When I first got sober, I wanted nothing to do with having a higher power. I loved alcohol, irregardless of the fact that it never loved me, and I took the high road and gave it up. I didn’t want to have to give up anything else.
Why Can’t I Just Be Free?
I was raised Lutheran. You went to Sunday School and Church every Sunday, and when you were old enough, you studied for two whole years to become a confirmed member of the congregation and earn the privilege of partaking in Holy Communion.
As a child, I actually loved the structure of it. But as I got older, I started to question some of the doctrine, and I didn’t always get satisfactory answers. And I noticed that the majority of the folks I saw every Sunday really weren’t living as Christians throughout the week.
It seemed to me that we were all going to Hell, so why not have fun while we’re here.
Leaving The Narrow Road Behind
By the time I was a sophomore, my life revolved around putting my time in at school and work and partying during every opportunity in between. I stopped going to church. I didn’t want to live by God’s rules. For one thing, they were too hard. For another, I didn’t understand why God allowed so much suffering on earth.
I began to resent the entire system. What was the point of this life anyway? It felt like one, big, miserable test that was just too hard to pass. What kind of God watches people run uphill against the wind their entire lives only to become old and die? And then after all that, He gets to decide if you deserve to finally be happy in Heaven or not.
Thanks, but no thanks.
A Little Hair Of The Dog…
I left home right after I graduated from high school. I worked every day, drank every night, and left a trail of broken relationships in my wake. I felt exhilarated when I was out drinking and dancing or party cruising while getting lost in the night sky, but the morning after was always a different story.
Until I discovered Irish coffee, that is. It became my new best friend. We hung out together all day long. Eventually, I got fired from my job for smelling like a brewery and getting lost at the bar on my lunch hour one too many times.
Between A Rock And A Hard Place
Sobriety on its own proved to be more of a challenge than I was equipped to handle. It occurred to me that I hadn’t made a good decision since I left the church. Yet I didn’t want to go back there either.
Then I met Josie.
A Chance Encounter
We met at one of those meetings I didn’t like. She happened to be a Christian like me, and answered so many lingering questions I had about God. She also showed me that the AA Big Book had many answers for my spiritual quest as well.

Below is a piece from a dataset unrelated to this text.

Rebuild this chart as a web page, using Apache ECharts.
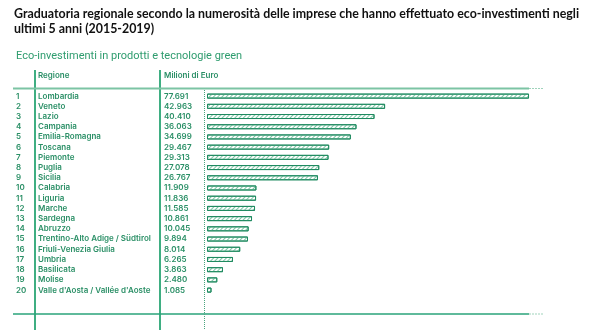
<!DOCTYPE html>
<html><head><meta charset="utf-8">
<script src="https://cdn.jsdelivr.net/npm/echarts@6/dist/echarts.min.js"></script>
<style>html,body{margin:0;padding:0;background:#fff}#c{width:600px;height:330px}</style>
</head><body><div id="c"></div>
<script>
const titleText = 'Graduatoria regionale secondo la numerosità delle imprese che hanno effettuato eco-investimenti negli\nultimi 5 anni (2015-2019)';
const subtitleText = 'Eco-investimenti in prodotti e tecnologie green';
const headerRegion = 'Regione';
const headerValue = 'Milioni di Euro';
const ranks = ['1','2','3','4','5','6','7','8','9','10','11','12','13','14','15','16','17','18','19','20'];
const regions = ['Lombardia','Veneto','Lazio','Campania','Emilia-Romagna','Toscana','Piemonte','Puglia','Sicilia','Calabria','Liguria','Marche','Sardegna','Abruzzo','Trentino-Alto Adige / Südtirol','Friuli-Venezia Giulia','Umbria','Basilicata','Molise',"Valle d'Aosta / Vallée d'Aoste"];
const values = [77.691,42.963,40.410,36.063,34.699,29.467,29.313,27.078,26.767,11.909,11.836,11.585,10.861,10.045,9.894,8.014,6.265,3.863,2.480,1.085];
const valueLabels = ['77.691','42.963','40.410','36.063','34.699','29.467','29.313','27.078','26.767','11.909','11.836','11.585','10.861','10.045','9.894','8.014','6.265','3.863','2.480','1.085'];

const G = '#2a8f66';
const LINE = '#3fae82';
const gridLeft = 207, gridTop = 91, gridH = 204.2;
const xMax = 80, pxPerUnit = 4.145;
const gridW = xMax * pxPerUnit;

function catAxis(data, margin) {
  return {
    type: 'category', data: data, inverse: true, position: 'left',
    axisLine: {show: false}, axisTick: {show: false}, splitLine: {show: false},
    axisLabel: {show: true, interval: 0, margin: margin, align: 'left', color: G, fontFamily: 'Inter', fontWeight: 600, fontSize: 8}
  };
}

const chart = echarts.init(document.getElementById('c'), null, {renderer: 'canvas'});
chart.setOption({
  animation: false,
  backgroundColor: '#fff',
  title: [
    {text: titleText, left: 9, top: 1, textStyle: {fontFamily: 'Lato', fontWeight: 'bold', fontSize: 12.4, color: '#111', lineHeight: 15}},
    {text: subtitleText, left: 11, top: 46, textStyle: {fontFamily: 'Roboto', fontWeight: 'normal', fontSize: 11, color: '#2e9c6e'}}
  ],
  grid: {left: gridLeft, top: gridTop, width: gridW, height: gridH, containLabel: false},
  xAxis: {type: 'value', min: 0, max: xMax, show: false},
  yAxis: [
    catAxis(ranks, gridLeft - 16),
    catAxis(regions, gridLeft - 38),
    catAxis(valueLabels, gridLeft - 164)
  ],
  graphic: [
    {type: 'line', shape: {x1: 35, y1: 70, x2: 35, y2: 330}, style: {stroke: LINE, lineWidth: 2}},
    {type: 'line', shape: {x1: 160, y1: 70, x2: 160, y2: 330}, style: {stroke: LINE, lineWidth: 2}},
    {type: 'line', shape: {x1: 13, y1: 88.5, x2: 529, y2: 88.5}, style: {stroke: '#7cc4a4', lineWidth: 2}},
    {type: 'line', shape: {x1: 529, y1: 88.5, x2: 544, y2: 88.5}, style: {stroke: '#9fd3bb', lineWidth: 1, lineDash: [2, 1]}},
    {type: 'line', shape: {x1: 13, y1: 314, x2: 529, y2: 314}, style: {stroke: '#2aa37a', lineWidth: 1.5}},
    {type: 'line', shape: {x1: 529, y1: 314, x2: 544, y2: 314}, style: {stroke: '#9fd3bb', lineWidth: 1, lineDash: [2, 1]}},
    {type: 'line', shape: {x1: 204.5, y1: 90, x2: 204.5, y2: 330}, style: {stroke: '#4aa57e', lineWidth: 1, lineDash: [1, 1]}},
    {type: 'text', left: 38, top: 72, style: {text: headerRegion, fill: G, font: '600 8px Inter'}},
    {type: 'text', left: 164, top: 72, style: {text: headerValue, fill: G, font: '600 8px Inter'}}
  ],
  series: [{
    type: 'bar', yAxisIndex: 0, data: values, barWidth: 5,
    itemStyle: {
      color: '#ffffff', borderColor: '#1f8a60', borderWidth: 1,
      decal: {symbol: 'rect', color: '#7cc4a4', dashArrayX: [1, 0], dashArrayY: [1, 2], rotation: -Math.PI / 4, symbolSize: 1}
    },
    silent: true
  }]
});
</script></body></html>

Josie started studying the Big Book with me, and as I came to know my God, I started to feel that as His creation, He knows us better than we know ourselves. I just needed someone to show me how to have a relationship with him.
When I took my God back into meetings he gave me a new appreciation of 12-step programs and why I needed to have a higher power to fully work those steps. I discovered that my own conception of God was a uniquely personal one and that it might be different from someone else. As long as my higher power was not me it was good enough to make a start.
God is my higher power, and submitting to Him has been a privilege. He always knows exactly what I need exactly when I need it. He has blessed me with ten years sobriety and counting.